OJOS DE VIDEOTAPE
¿Dónde están los niños?
En La ciudad de los niños perdidos, su segundo film conjunto, los autores de Delicatessen ofrecen una visión oscura y chirriante de la infancia.
“¿Es su película, acaso, una parábola sobre la desesperación del hombre moderno?”, les preguntaron con el ceño fruncido a Jean Pierre Jeunet y Marc Caro allá por 1995, en ocasión del estreno de su segundo film conjunto y el primero después de Delicatessen, La ciudad de los niños perdidos. “Nuestras películas no tienen ese tipo de mensajes”, contestaron entre ambos, que habían pasado los últimos catorce años de sus vidas nutriendo su entusiasmo por este proyecto de difícil financiación. Lo que se dice, una respuesta a lo Hitchcock: para los mensajes está el correo. Sin embargo, no se puede acusar así nomás de pretencioso a quien pretenda encontrar algún tipo de alegoría encriptada en el denso, cargadísimo sistema de imágenes de estos dos cineastas. La ciudad de los niños perdidos –que jamás pasó por los cines argentinos y que, aunque se la puede ver ocasionalmente en el cable, no estaba formalmente disponible en los videoclubes locales hasta ahora– fue recibida entonces con reacciones diversas, incluyendo múltiples signos de interrogación.
Tal vez un exceso de pretensiones haya atentado contra el resultado final pero si no alcanza a ser una gran película, es al menos una visualmente imponente y repleta de grandes momentos, personajes, escenografías y efectos digitales. Por encima de todo, ofrece una visión sobre la niñez más bien oscura. Dispuestos a despojar a los niños “perdidos” (secuestrados) de su producción onírica, el siniestro profesor Krank y el cerebro de todo el asunto (literalmente: un seso que flota en una pecera y que habla con la voz de Jean-Louis Trintignant), descubren que los párvulos son verdaderas fábricas de pesadillas. La película fue concebida, insisten sus autores, como una especie de cuento de hadas, uno que recoge la tradición más cruel de los relatos de los hermanos Grimm, Andersen o Perrault. Originalmente se trataba de la historia de un gigantón (que terminaría siendo encarnado por Ron Perlman, reclutado por Jeunet y Caro tras verlo en Cronos, del mexicano Guillermo del Toro) y una nena, pero fueron los detalles más minuciosos del diseño de producción los que terminaron por apoderarse de la historia. Las pequeñas grandes ideas alrededor de la fábula general. Las pulgas amaestradas. El faro y la niebla. La rata que arrastra un imán. La salvaje reacción en cadena desatada por la caída de una lágrima. Y esa obsesión por las cosas, por los objetos mecánicos, metálicos y si es posible herrumbados; esa pasión por lo viejo y lo táctil en un cine que casi una década atrás comenzaba a ser dominado por la entrada en escena de lo virtual y lo digital. Lo otro digital: lo que se puede tocar. Y, por supuesto, la música compuesta por Angelo Badalamenti, que siguió instrucciones muy precisas: las de pararse bajo la misma nube tóxica que le había llovido sobre la cabeza cuando musicalizara Terciopelo azul, de David Lynch.
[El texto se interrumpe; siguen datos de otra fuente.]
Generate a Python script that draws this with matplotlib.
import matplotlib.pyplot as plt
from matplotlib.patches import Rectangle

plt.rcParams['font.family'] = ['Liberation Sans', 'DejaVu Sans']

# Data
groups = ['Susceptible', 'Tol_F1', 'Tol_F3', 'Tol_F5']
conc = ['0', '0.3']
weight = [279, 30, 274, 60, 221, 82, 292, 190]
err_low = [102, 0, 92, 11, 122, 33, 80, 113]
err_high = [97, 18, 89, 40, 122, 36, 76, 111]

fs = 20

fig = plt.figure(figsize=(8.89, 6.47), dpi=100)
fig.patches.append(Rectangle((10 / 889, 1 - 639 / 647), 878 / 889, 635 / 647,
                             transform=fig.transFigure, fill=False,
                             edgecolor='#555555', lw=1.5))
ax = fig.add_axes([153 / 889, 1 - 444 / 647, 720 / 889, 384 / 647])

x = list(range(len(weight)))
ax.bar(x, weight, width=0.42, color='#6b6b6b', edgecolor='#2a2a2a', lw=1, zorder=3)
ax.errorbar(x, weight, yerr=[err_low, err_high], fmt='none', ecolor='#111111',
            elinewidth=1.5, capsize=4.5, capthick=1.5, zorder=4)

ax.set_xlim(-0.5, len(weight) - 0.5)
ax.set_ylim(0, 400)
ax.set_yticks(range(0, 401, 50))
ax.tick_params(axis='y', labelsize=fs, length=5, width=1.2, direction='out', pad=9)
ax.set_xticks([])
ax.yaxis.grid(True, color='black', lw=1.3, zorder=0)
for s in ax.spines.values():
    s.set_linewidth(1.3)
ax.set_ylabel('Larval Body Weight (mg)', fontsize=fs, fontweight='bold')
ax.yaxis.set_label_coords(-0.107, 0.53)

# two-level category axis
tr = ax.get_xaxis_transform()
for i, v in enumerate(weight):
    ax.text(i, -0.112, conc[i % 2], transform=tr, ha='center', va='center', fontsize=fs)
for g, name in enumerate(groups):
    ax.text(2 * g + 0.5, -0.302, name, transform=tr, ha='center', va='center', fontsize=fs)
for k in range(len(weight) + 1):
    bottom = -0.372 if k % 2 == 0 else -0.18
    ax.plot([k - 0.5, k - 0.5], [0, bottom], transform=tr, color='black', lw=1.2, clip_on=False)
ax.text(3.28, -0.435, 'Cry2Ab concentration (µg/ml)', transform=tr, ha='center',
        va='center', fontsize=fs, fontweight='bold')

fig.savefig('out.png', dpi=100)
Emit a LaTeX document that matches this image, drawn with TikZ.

La consigna final de J & C: leer Freud y desecharlo. “Es interesante, pero no es nuestro tema –dijeron–. Sobre esa base sólo hubiéramos podido hacer una parábola mediocre y aburrida.” La filmación fue previsiblemente complicada (“tuvimos todos los problemas imaginables: trabajar con niños, con un actor norteamericano, con muchos fx, con un plan de rodaje de medio año”). Y al final muchos se preguntaron, vanamente, si la película era para adultos o para niños. “Nada de eso importa –insistieron sus auteurs– porque después de todo y antes que nada, y como siempre, la hicimos para nosotros mismos.”